June 8, 2005 - When Lindsey Russenberger was 6, the pool wasn't always the safest place. More than 13 years later, however, it may very well be her second home.
One of the most decorated athletes to come out of Marana High School in more than a decade, Russenberger is quickly emerging as one of the nation's top swimming sensations. After a stellar career at Marana, Russenberger didn't let up. She burst onto the collegiate swimming scene at the University of Wyoming.
She's come a long way from being the little girl attempting to swim in the Marana pool.
"When I was 6, I almost drowned at the Marana pool," Russenberger said, laughing in hindsight. "When I went to my mom when I was 11 and said I want to swim for the summer, she said 'Lindsey, I really don't know if you should do that.'"
Mom doesn't worry anymore. In fact, Russenberger's mother, Kim Dillon, is not only her biggest fan but also can tell you any of her daughter's stats, times or finishes from any meet that took place during the three years she swam at Marana.
That feat in itself is highly commendable, considering that by the time Russenberger graduated in 2004 she held every swimming record at Marana, both in individual events and as a member of team relays.
Dillon did have the best seat in the house to witness her daughter swimming in high school; she's the Tigers' assistant coach. Although freshman Madison Hill snatched the school mark in the 100 backstroke, this season, Russenberger still holds the Tigers' top marks in the 50, 100, 200 and 500 freestyles, the 100 fly, the 100 breaststroke and the 200 individual medley. She is also a member of the school's record-setting 200 medley relay and of the 200 and 400 freestyle relay teams.
"Lindsey is one of those people that your jaw drops when you watch her compete," said Marana head coach Kristen Bourget. "She's such a strong practice swimmer, but when she gets in competition she just takes it to a whole new level."
Russenberger's domination in the pool continued this season after she packed her swim cap and headed north to Laramie, Wyo. In her freshman year, she claimed the Wyoming school records in the 100 and 200 backstroke - her specialties.
The sophomore to be had a feeling that she would one day own the Wyoming school records in the 100 and 200 backstroke. After all, she was swimming at the record's pace while still at Marana.
Texas A&M, Florida Atlantic University and UCLA recruited Russenberger - Marana's first athlete to earn a Division I scholarship in more than 10 years - who opted instead for Wyoming and its coaches and change in seasons. Working with Wyoming coach Tom Johnson has proved beneficial to Russenberger's ability to seamlessly adjust to the college level.
In seven seasons at the helm of Cowboys swimming, Johnson has resurrected Wyoming's program, topping off last year by taking pupil Scott Usher to the 2004 Olympics in Athens, Greece.
Russenberger said Johnson can provide the same opportunity for her, but she has to be willing to work harder than she's ever worked before.
After one year at Wyoming, Russenberger's impact paid off in the form of post-season awards, most notably the team's Athlete of the Year award.

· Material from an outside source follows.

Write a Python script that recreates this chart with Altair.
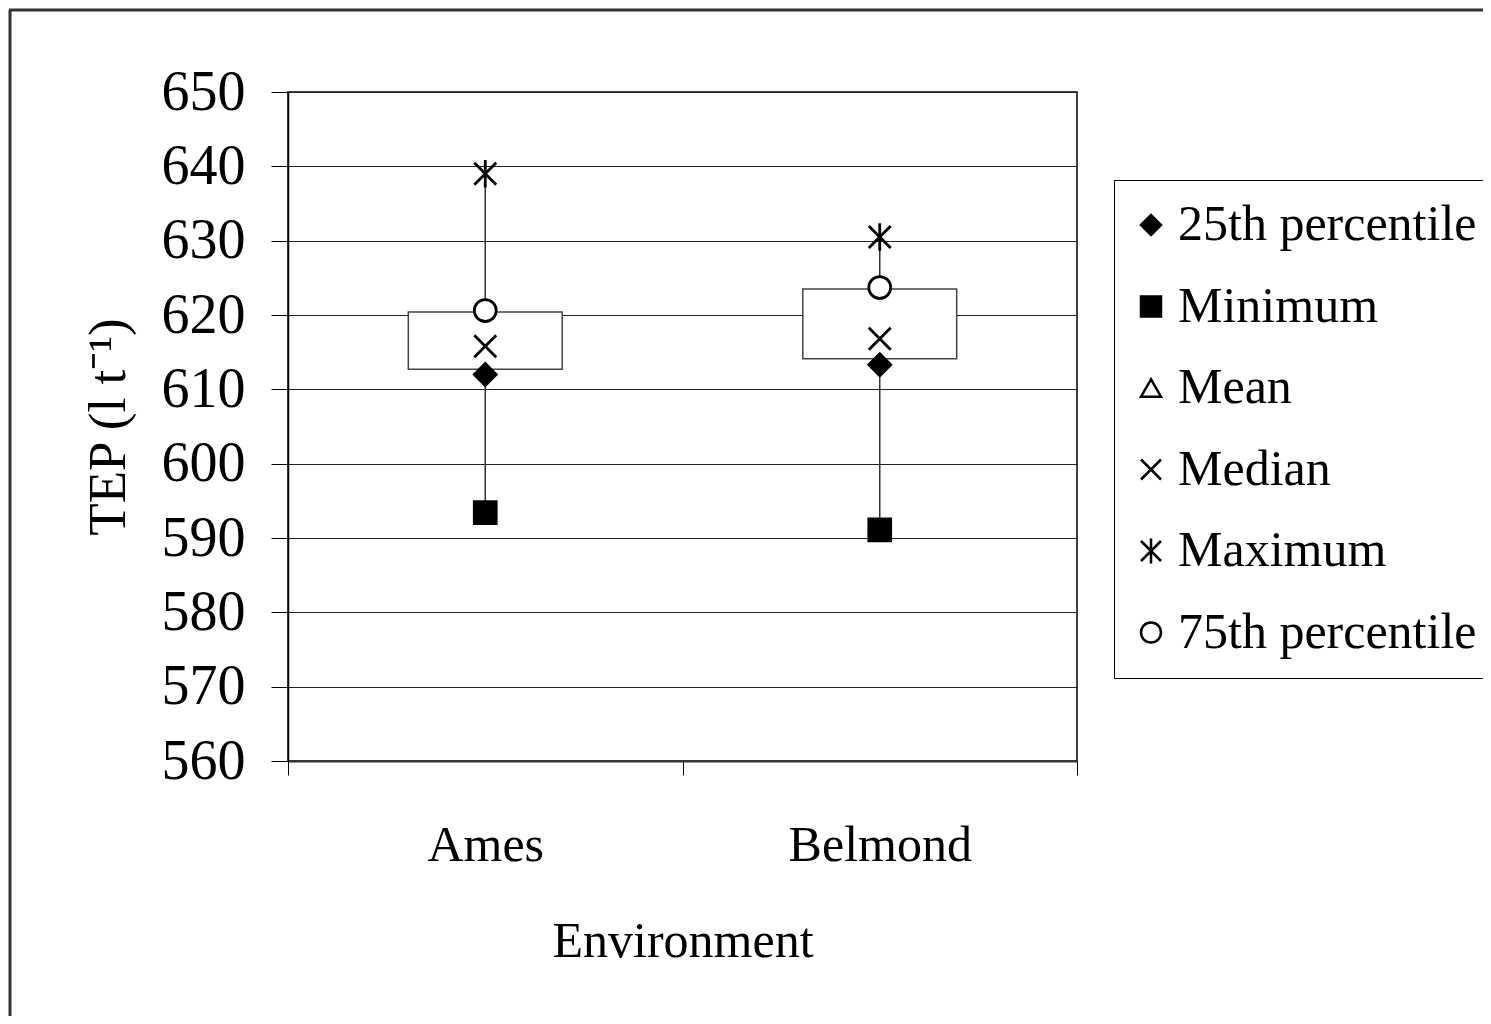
import altair as alt
import pandas as pd

# ---- data ----
envs = ["Ames", "Belmond"]
p25 = [612.0, 613.3]
minimum = [593.4, 591.1]
median = [615.8, 616.8]
maximum = [639.0, 630.5]
p75 = [620.6, 623.7]
box_low = [612.7, 614.1]
box_high = [620.4, 623.5]

series = ["25th percentile", "Minimum", "Mean", "Median", "Maximum", "75th percentile"]
y_ticks = [560, 570, 580, 590, 600, 610, 620, 630, 640, 650]

FONT = "Liberation Serif"
W, H = 789, 669

rows = []
for i, e in enumerate(envs):
    for s, vals in [("25th percentile", p25), ("Minimum", minimum), ("Median", median),
                    ("Maximum", maximum), ("75th percentile", p75)]:
        rows.append({"env": e, "stat": s, "value": vals[i]})
pts = pd.DataFrame(rows)
summary = pd.DataFrame({"env": envs, "min": minimum, "max": maximum, "lo": box_low, "hi": box_high})

x_enc = alt.X(
    "env:N", sort=envs,
    scale=alt.Scale(paddingInner=0, paddingOuter=0),
    axis=alt.Axis(
        title="Environment", labelAngle=0, labelFont=FONT, labelFontSize=50, labelColor="black",
        labelBaseline="middle", labelPadding=70, labelLimit=0, tickSize=14, tickBand="extent",
        tickColor="black", domainColor="#333", domainWidth=2, grid=False,
        titleFont=FONT, titleFontSize=50, titleFontWeight="normal", titleColor="black",
        titleY=180, titleBaseline="middle",
    ),
)
y_scale = alt.Scale(domain=[560, 650], nice=False, zero=False)
y_enc = alt.Y(
    "min:Q", scale=y_scale,
    axis=alt.Axis(
        title="TEP (l t⁻¹)", values=y_ticks, labelFont=FONT, labelFontSize=56, labelColor="black",
        labelPadding=26, tickSize=17, tickColor="black", domainColor="black", domainWidth=1.5,
        grid=True, gridColor="#222", gridWidth=1,
        titleFont=FONT, titleFontSize=53, titleFontWeight="normal", titleColor="black",
        titleX=-180, titleY=H / 2, titleAngle=-90, titleBaseline="middle", titleAlign="center",
    ),
)

one = pd.DataFrame({"k": [0]})
frame_left = alt.Chart(one).mark_rule(color="#333", strokeWidth=3).encode(
    x=alt.value(-278), y=alt.value(-82), y2=alt.value(3000))
frame_top = alt.Chart(one).mark_rule(color="#333", strokeWidth=3).encode(
    x=alt.value(-279), x2=alt.value(3000), y=alt.value(-82))

whisker = alt.Chart(summary).mark_rule(color="#333", strokeWidth=1.5).encode(
    x=x_enc, y=y_enc, y2="max:Q"
)

box = alt.Chart(summary).mark_bar(
    width=alt.RelativeBandSize(0.39), fill="white", stroke="#444", strokeWidth=1.5
).encode(x=alt.X("env:N", sort=envs), y=alt.Y("lo:Q", scale=y_scale), y2="hi:Q")

shapes = ["diamond", "square", "triangle-up",
          "M-1,-1L1,1M-1,1L1,-1",
          "M-1,-1L1,1M-1,1L1,-1M0,-1.25L0,1.25",
          "circle"]
fills = ["black", "black", "white", "black", "black", "white"]
strokes = ["black"] * 6

legend = alt.Legend(
    title=None, orient="none", legendX=826, legendY=88,
    labelFont=FONT, labelFontSize=50, labelColor="black", labelLimit=0,
    symbolSize=400, symbolStrokeWidth=2.5, symbolOffset=-8,
    rowPadding=31.5, padding=20, labelOffset=2,
    strokeColor="black",
)

points = alt.Chart(pts).mark_point(opacity=1, strokeWidth=2.8, size=480).encode(
    x=alt.X("env:N", sort=envs),
    y=alt.Y("value:Q", scale=y_scale),
    shape=alt.Shape("stat:N", scale=alt.Scale(domain=series, range=shapes), legend=legend),
    fill=alt.Fill("stat:N", scale=alt.Scale(domain=series, range=fills), legend=legend),
    stroke=alt.Stroke("stat:N", scale=alt.Scale(domain=series, range=strokes), legend=legend),
)

chart = alt.layer(frame_left, frame_top, whisker, box, points).properties(
    width=W, height=H,
    autosize=alt.AutoSizeParams(type="none"),
    padding={"left": 280, "top": 84, "right": 406, "bottom": 255},
    background="white",
).configure_view(stroke="black", strokeWidth=1.5)

chart.save("out.html", embed_options={"renderer": "svg", "actions": False})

"I didn't expect that," said Russenberger of the honor. "There were a lot of good girls on our team that contributed a lot of points; I was really surprised about that."
Despite missing out on qualifying for the NCAA championships by a hundredth of a second, Russenberger said she is on her way to fulfilling what she hopes to accomplish with her swimming career at Wyoming.
"I have a lot of goals for myself," she said. "I want to go to the NCAA championships before I graduate. That's a huge goal. To get those times is better than the Olympic trial cut, so you definitely got to be one of the elite in the country."
Russenberger may have barely missed out on the NCAA championships this season, but the freshman qualified for the World Championship Swimming Trials held April 1 through 6 in Indianapolis. She and Usher were the only two Cowboy representatives at the time trials for this summer's World Championships.
Against the top competition in the country, Russenberger finished 39th in Indianapolis with a time of 1:15.15 - about eight seconds behind the leader, Olympian Tara Kirk.
This summer, Russenberger will "take it easy" after her first collegiate season in the pool. She'll opt to work out with Tucson Ford Aquatic at the University of Arizona pool. Russenberger has been a member of Ford since she was 13, soaking in the tutelage of some of the finest coaches in the Southwest. "Taking it easy" means Russenberger will slash her normal week's workouts from swimming 10 times a week to swimming somewhere around five.
As for the future of Marana swimming, Russenberger said she is proud to tell folks she swam at the Class 4A school. Swimming team numbers at Marana are beginning to skyrocket and could push upward of 125 swimmers this fall, although that number will likely come down once the season starts. At a recent recruiting trip to Marana Middle School, 77 eighth graders showed initial interest in joining the swim team in the fall, which is a significant number considering the program started with just 14 swimmers four years ago.
To put those numbers in perspective, Catalina Foothills, which claims a virtual stronghold on high school swimming in Arizona, checks in within around 80 to 85 swimmers a season.
Marana, which will enter its fifth season as a program this fall, can thank Russenberger for helping to get the program off the ground.